Politik etis yang semula bertujuan mendekatkan ketiga pihak: bule, kulit putih, kuning, dan sawo matang kembali justru memperlebarnya. Keinginan baik dari "pihak kerajaan" untuk memperbaiki sikapnya, kesalahannya di masa lalu. Justru dimanfaatkan oleh segolongan kecil pihak luar untuk menungganginya. Proses liberalisasi yang kebablasan justru merubah zaman normal, hingga mendatangkan malaise apa yang sering disebut zaman meleset!
Dan melesetlah semuanya!

Infiltrasi Jepang yang menyaru sebagai pedagang, namun kemudian terbukti merusak harmoni yang semula tercipta. Mereka kemudian datang dengan kekuatan militer yang telengas. Lalu menghancurkan semua hal baik yang ratusan tahun coba ditata ulang. Hanya dalam hitungan umur jagung, saking singkatnya mereka mampir berkuasa. Kita memang dapat hadiah kemerdekaan yang semu, apa yang setiap tahun kita rayakan dengan membusungkan dada.

Tapi selalu melupakan sisi berantakan yang ditinggalkannya yang tak pernah selesai itu. Sambil memelihara rasa dendam tak berkesudahan..

Orang Jawa masa lalu, memiliki istilah yang luhur pada pakain dan cara berpakaian yang mereka sebut sebagai "ageman". Sesuatu yang lebih dari sekedar pakaian, tapi juga jati diri dan kesejatian. Itulah yang sebenarnya juga selalu dijual oleh "orang lain yang lain lagi". Sebagaimana dulu kita dipermainkan perasaan dan harga diri kita oleh bangsa-bangsa di luar diri kita itu. Apa yang kita punya mula-mula dinaikkan tinggi sekali, untuk kemudian dihina lalu dijatuh bantingkan. Sebuah cara masuk untuk berkuasa!

Kebaya sebagaimana sebuah roda, ia pernah menggelinding ke atas. Kemudian jadi biasa, lalu jatuh harga dihina-dinakan. Demikianlah nasib kebaya, yang sebenarnya tak perlu dikasihani. Karena akan selalu datang orang baru yang memberinya harga, dengan cara pandang baru dan selera yang lebih bagus.
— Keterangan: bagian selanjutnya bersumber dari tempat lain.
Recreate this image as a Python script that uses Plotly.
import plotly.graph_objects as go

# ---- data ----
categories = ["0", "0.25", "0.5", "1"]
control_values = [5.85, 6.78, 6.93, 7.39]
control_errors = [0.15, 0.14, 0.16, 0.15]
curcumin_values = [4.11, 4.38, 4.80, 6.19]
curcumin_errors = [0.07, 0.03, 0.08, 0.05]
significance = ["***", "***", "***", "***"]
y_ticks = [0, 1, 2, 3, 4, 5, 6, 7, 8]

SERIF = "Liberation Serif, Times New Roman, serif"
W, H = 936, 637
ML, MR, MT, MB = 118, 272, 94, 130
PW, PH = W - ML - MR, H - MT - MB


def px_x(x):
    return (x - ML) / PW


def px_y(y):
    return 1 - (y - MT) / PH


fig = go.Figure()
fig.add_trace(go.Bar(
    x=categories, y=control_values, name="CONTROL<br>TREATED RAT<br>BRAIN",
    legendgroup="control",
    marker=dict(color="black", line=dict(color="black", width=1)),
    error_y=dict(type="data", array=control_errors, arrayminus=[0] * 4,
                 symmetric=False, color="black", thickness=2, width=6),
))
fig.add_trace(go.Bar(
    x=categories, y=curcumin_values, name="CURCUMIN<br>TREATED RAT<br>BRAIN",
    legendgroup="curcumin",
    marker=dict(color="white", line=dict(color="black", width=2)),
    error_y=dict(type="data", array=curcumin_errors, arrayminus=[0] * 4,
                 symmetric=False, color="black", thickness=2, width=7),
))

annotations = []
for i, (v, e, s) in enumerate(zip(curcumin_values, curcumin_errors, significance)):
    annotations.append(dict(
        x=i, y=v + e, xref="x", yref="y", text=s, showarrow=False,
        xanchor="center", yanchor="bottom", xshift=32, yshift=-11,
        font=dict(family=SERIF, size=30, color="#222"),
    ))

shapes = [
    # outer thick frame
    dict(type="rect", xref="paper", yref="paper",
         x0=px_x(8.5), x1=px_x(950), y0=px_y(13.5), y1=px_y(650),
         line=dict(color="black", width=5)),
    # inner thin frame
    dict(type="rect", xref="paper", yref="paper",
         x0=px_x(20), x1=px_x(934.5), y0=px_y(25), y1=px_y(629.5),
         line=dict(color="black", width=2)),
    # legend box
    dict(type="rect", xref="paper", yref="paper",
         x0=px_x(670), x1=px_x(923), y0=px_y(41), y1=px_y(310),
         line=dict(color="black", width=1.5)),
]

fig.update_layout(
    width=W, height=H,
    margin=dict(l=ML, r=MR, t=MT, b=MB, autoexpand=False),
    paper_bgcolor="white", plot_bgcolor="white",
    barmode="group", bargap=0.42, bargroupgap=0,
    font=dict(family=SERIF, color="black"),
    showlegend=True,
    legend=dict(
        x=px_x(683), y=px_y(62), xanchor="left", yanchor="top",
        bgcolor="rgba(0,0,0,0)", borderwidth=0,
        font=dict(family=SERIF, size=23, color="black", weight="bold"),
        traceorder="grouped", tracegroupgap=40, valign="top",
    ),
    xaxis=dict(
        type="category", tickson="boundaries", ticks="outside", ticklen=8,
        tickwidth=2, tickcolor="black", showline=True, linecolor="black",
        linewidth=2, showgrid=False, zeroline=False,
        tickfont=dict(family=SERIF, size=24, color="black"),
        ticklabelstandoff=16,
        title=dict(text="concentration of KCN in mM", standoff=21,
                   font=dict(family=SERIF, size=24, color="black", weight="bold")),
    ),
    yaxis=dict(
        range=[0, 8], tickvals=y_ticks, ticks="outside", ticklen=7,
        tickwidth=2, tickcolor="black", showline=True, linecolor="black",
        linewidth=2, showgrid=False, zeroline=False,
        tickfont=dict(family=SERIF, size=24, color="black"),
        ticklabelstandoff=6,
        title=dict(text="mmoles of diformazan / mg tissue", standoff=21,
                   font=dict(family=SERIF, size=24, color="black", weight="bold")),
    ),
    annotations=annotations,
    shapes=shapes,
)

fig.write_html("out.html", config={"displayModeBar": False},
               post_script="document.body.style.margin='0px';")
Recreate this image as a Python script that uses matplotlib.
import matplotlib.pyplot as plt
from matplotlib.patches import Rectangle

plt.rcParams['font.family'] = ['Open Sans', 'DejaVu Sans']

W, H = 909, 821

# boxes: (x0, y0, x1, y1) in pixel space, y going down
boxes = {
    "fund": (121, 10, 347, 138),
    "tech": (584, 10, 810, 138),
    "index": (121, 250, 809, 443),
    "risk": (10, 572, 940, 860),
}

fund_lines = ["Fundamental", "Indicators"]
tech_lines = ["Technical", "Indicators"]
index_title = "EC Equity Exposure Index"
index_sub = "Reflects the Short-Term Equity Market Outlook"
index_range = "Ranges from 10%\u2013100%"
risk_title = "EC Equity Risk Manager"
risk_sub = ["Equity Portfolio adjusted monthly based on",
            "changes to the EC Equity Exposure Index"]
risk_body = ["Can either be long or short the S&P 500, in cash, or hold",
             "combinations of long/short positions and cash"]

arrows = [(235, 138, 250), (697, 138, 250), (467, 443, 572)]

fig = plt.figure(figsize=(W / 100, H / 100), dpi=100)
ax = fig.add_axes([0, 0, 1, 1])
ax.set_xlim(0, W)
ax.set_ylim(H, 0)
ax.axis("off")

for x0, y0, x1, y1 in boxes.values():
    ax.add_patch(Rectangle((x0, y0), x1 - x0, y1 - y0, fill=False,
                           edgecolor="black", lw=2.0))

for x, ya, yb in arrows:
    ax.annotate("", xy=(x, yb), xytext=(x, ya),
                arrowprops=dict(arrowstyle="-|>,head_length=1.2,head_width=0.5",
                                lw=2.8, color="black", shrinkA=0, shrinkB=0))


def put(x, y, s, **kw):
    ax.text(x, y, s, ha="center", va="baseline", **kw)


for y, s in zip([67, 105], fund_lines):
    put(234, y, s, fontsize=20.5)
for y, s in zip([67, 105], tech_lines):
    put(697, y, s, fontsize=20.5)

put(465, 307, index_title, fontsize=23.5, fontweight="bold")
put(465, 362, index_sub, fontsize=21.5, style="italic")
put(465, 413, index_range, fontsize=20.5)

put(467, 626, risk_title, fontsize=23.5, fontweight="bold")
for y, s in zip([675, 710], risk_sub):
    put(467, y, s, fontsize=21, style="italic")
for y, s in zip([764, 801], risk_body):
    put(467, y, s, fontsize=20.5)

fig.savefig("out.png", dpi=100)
Yang lebih perlu dikasihani adalah nasib mereka yang seharusnya bangga menggunakannya.

Mereka yang dari masa ke masa, marwahnya tak pernah benar-benar berubah. Tak pernah sungguh2 jadi diri mereka sendiri. Ilmu boleh makin tinggi, kekayaan boleh makin bertumpuk, dan cara menghargai diri sendiri makin tak bertepi. Sayangnya mereka tetap saja, menyediakan diri diatur-atur dan ditakut-takuti. Hanya sekedar dari cara "ngagem ageman".
Kemajuan yang semu, dalam ketidakberdayaan yang abadi. Di situ saya terharu!
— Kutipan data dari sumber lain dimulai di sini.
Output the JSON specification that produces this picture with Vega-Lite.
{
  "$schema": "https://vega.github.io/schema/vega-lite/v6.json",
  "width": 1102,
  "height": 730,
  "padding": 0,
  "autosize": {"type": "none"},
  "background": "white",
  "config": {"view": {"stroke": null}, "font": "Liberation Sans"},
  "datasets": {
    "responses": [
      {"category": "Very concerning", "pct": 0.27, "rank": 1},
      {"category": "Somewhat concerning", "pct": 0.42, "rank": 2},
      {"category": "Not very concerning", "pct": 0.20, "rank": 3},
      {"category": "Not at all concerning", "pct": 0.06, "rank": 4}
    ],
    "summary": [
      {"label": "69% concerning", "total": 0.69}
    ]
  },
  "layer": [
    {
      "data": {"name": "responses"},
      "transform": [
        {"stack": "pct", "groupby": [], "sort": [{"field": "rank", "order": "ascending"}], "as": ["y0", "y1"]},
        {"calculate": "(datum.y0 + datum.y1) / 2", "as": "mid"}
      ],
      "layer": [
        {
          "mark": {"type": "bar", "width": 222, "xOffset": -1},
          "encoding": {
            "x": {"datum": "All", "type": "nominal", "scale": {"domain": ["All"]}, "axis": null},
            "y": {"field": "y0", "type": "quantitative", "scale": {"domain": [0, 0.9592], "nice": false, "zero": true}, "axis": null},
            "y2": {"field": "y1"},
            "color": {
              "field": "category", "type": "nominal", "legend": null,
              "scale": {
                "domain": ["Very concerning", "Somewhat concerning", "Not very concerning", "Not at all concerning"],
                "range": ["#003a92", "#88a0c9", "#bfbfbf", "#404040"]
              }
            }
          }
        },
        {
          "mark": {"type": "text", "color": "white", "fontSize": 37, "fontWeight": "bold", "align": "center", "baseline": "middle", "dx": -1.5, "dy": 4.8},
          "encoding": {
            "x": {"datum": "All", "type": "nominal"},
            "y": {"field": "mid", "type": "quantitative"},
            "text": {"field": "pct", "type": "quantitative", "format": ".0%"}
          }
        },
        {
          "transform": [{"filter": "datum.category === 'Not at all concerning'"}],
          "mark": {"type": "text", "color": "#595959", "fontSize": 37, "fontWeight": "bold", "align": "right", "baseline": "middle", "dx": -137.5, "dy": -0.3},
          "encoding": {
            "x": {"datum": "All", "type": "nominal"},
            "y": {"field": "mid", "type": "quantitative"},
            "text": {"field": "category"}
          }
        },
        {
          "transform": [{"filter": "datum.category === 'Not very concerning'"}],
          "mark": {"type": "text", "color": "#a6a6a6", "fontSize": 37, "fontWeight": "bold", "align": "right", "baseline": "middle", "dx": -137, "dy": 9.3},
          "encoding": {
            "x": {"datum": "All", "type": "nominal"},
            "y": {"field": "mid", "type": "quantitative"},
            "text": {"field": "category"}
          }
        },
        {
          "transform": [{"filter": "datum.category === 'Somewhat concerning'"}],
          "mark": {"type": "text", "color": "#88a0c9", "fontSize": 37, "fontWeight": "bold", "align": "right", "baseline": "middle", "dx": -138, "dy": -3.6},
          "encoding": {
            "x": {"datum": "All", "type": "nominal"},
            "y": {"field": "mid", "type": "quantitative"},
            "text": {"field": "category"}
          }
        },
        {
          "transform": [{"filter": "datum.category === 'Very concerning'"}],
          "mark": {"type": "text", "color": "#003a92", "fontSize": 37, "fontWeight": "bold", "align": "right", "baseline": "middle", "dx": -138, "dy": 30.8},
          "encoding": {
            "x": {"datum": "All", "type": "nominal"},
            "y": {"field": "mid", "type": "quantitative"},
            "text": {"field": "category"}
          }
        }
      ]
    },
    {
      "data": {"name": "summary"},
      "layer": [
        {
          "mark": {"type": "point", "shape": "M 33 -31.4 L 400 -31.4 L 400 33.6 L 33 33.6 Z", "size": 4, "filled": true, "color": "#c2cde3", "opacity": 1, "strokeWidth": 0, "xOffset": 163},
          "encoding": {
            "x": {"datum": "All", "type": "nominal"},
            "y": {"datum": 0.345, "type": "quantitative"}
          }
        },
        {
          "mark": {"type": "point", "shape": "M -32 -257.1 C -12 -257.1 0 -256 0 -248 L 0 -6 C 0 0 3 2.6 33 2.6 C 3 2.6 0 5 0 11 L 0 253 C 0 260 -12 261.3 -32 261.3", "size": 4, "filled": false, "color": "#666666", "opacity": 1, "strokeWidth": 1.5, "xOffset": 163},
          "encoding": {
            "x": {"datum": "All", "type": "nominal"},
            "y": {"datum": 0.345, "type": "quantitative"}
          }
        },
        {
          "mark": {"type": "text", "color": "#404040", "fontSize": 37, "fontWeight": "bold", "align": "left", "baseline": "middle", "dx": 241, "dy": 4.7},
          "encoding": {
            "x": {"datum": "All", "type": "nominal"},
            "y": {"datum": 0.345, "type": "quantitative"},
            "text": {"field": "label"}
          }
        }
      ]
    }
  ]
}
NB: Jangan sepelekan kebaya! Dulu orang Eropa saat menggunakan busana lokal, seperti kebaya, batik dan celana pangsi. Mereka melahirkan apa yang disebut "budaya hindisch" yang anggun tapi membumi. Pun ketika orang Tionghoa menggunakan pakaian sejenis itu, mereka melahirkan "budaya peranakan" sebuah sub-kultur baru yang sama sekali lain dengan budaya Tiongkok Daratan. Dan keduanya jejaknya jauh membumi dalam sejarah panjang Indonesia yang kaya.
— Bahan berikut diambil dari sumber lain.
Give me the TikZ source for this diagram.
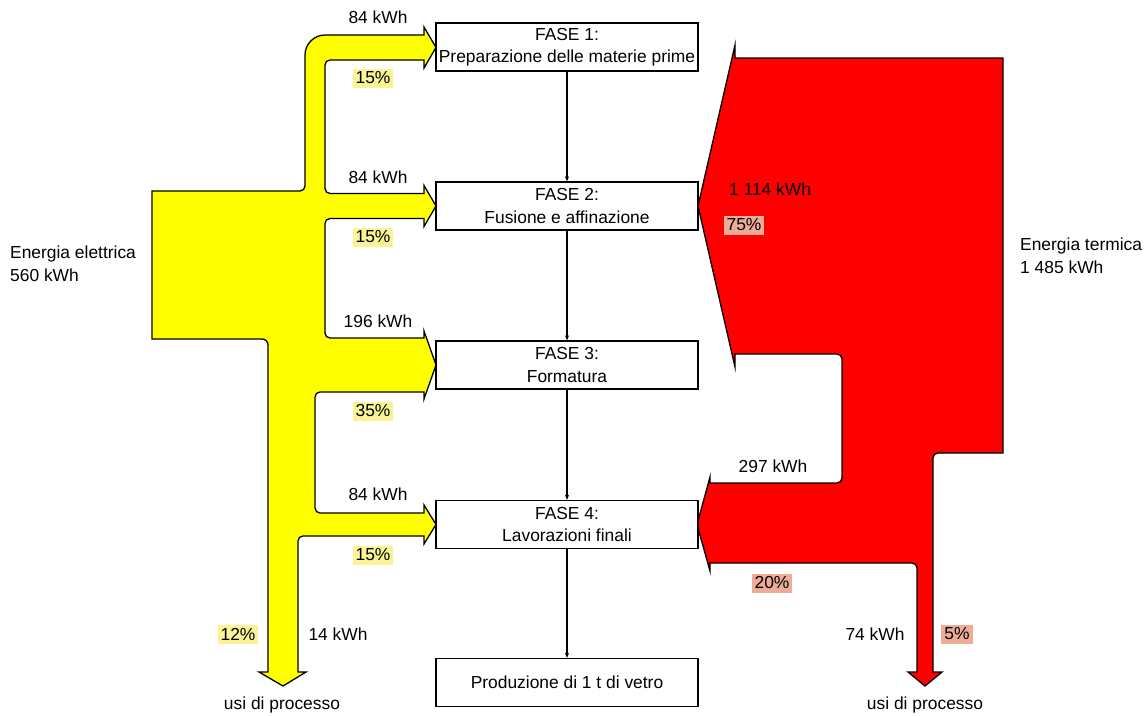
\documentclass[tikz,border=0pt]{standalone}
\usepackage{fontspec}
\setmainfont{Liberation Sans}
\usetikzlibrary{arrows.meta}

\definecolor{elec}{RGB}{255,255,0}
\definecolor{therm}{RGB}{255,0,0}
\definecolor{hlyellow}{RGB}{250,244,150}
\definecolor{hlred}{RGB}{238,172,152}

\begin{document}
\begin{tikzpicture}[x=1pt,y=-1pt,
  every node/.style={font=\fontsize{17.4}{22.5}\selectfont, text=black},
  phase/.style={draw, line width=1.3pt, fill=white, minimum width=262pt,
    minimum height=48pt, align=center, inner sep=0pt},
  flow/.style={draw=black, line width=1.3pt, line join=miter},
  qty/.style={anchor=base, inner sep=0pt},
  sideinfo/.style={anchor=base west, inner sep=0pt, align=left},
  shareY/.style={fill=hlyellow, inner xsep=3pt, inner ysep=0pt, minimum height=19pt},
  shareR/.style={fill=hlred, inner xsep=3pt, inner ysep=0pt, minimum height=19pt},
  link/.style={line width=1.1pt, -{Stealth[length=5pt,width=4pt]}}
]
\useasboundingbox (0,0) rectangle (1148,715);

% electrical energy flow
\path[flow, fill=elec]
  (152,191) -- (300,191) .. controls (302.8,191) and (305,188.8) .. (305,186)
  -- (305,55) .. controls (305,44) and (314,35) .. (325,35)
  -- (424,35) -- (424,27) -- (436,47.5) -- (424,68) -- (424,60)
  -- (330,60) .. controls (327.2,60) and (325,62.2) .. (325,65)
  -- (325,188.5) .. controls (325,191.3) and (327.2,193.5) .. (330,193.5)
  -- (424,193.5) -- (424,185.5) -- (436,206) -- (424,226.5) -- (424,218.5)
  -- (330,218.5) .. controls (327.2,218.5) and (325,220.7) .. (325,223.5)
  -- (325,333) .. controls (325,335.8) and (327.2,338) .. (330,338)
  -- (424,338) -- (424,331) -- (436,365) -- (424,399) -- (424,392)
  -- (320,392) .. controls (317.2,392) and (315,394.2) .. (315,397)
  -- (315,508) .. controls (315,510.8) and (317.2,513) .. (320,513)
  -- (424,513) -- (424,505) -- (436,524.5) -- (424,544) -- (424,536)
  -- (303,536) .. controls (300.2,536) and (298,538.2) .. (298,541)
  -- (298,672) -- (306,672) -- (283,686) -- (259,672) -- (268,672)
  -- (268,345) .. controls (268,341.7) and (265.3,339) .. (262,339)
  -- (152,339) -- cycle;

% thermal energy flow
\path[flow, fill=therm]
  (735,58) -- (1003,58) -- (1003,453)
  -- (938,453) .. controls (935.2,453) and (933,455.2) .. (933,458)
  -- (933,672) -- (942,672) -- (925,686) -- (908,672) -- (917,672)
  -- (917,568) .. controls (917,565.2) and (914.8,563) .. (912,563)
  -- (710,563) -- (710,571) -- (697,524.5) -- (710,477) -- (710,483)
  -- (837,483) .. controls (839.8,483) and (842,480.8) .. (842,478)
  -- (842,359) .. controls (842,356.2) and (839.8,354) .. (837,354)
  -- (735,354) -- (735,367) -- (698,206) -- (735,45) -- cycle;

% process phases
\node[phase] (f1) at (567,47)    {FASE 1:\\Preparazione delle materie prime};
\node[phase] (f2) at (567,206)   {FASE 2:\\Fusione e affinazione};
\node[phase] (f3) at (567,365)   {FASE 3:\\Formatura};
\node[phase] (f4) at (567,524.5) {FASE 4:\\Lavorazioni finali};
\node[phase] (f5) at (567,682.5) {Produzione di 1 t di vetro};

\draw[link] (f1.south) -- (f2.north);
\draw[link] (f2.south) -- (f3.north);
\draw[link] (f3.south) -- (f4.north);
\draw[link] (f4.south) -- (f5.north);

% electrical quantities
\node[qty] (e1) at (378,23)  {84 kWh};
\node[qty] (e2) at (378,183) {84 kWh};
\node[qty] (e3) at (378,327) {196 kWh};
\node[qty] (e4) at (378,500) {84 kWh};
\node[qty] (e5) at (338,640) {14 kWh};
\node[shareY] (p1) at (373,78)  {15\%};
\node[shareY] (p2) at (373,237) {15\%};
\node[shareY] (p3) at (373,411) {35\%};
\node[shareY] (p4) at (373,555) {15\%};
\node[shareY] (p5) at (238,634) {12\%};
\node[qty] (eu) at (282,709) {usi di processo};
\node[sideinfo] (ein) at (10,281) {Energia elettrica\\560 kWh};

% thermal quantities
\node[qty] (t1) at (770,195) {1 114 kWh};
\node[qty] (t2) at (773,472) {297 kWh};
\node[qty] (t3) at (875,640) {74 kWh};
\node[shareR] (r1) at (744,225) {75\%};
\node[shareR] (r2) at (772,583) {20\%};
\node[shareR] (r3) at (957,634) {5\%};
\node[qty] (tu) at (925,709) {usi di processo};
\node[sideinfo] (tin) at (1020,273) {Energia termica\\1 485 kWh};
\end{tikzpicture}
\end{document}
Hari ini, kita sudah cukup bangga dengan meniru cara berpakaian yang akarnya tak jelas milik siapa. Dianggap Arab, tapi kok orang Yahudi yang mereka benci jauh waktu sebelumnya juga memakainya. Mau dianggap gaya baru ala Indonesia, kok sama sekali tidak memiliki originalitas dan otentisitas. Demikian mode, menunjukkan ia bukan modus. Ia akan terus berputar, apa yang saat ini dianggap "high level" atau minimal "new level" itu juga akan berubah.

Suka atau tidak, hanya sekedar menunjukkan mereka bagian sebuah komunitas (community). Saya percaya mode adalah apa yang disebut orang Jawa: "pitanda owah gingsiring zaman".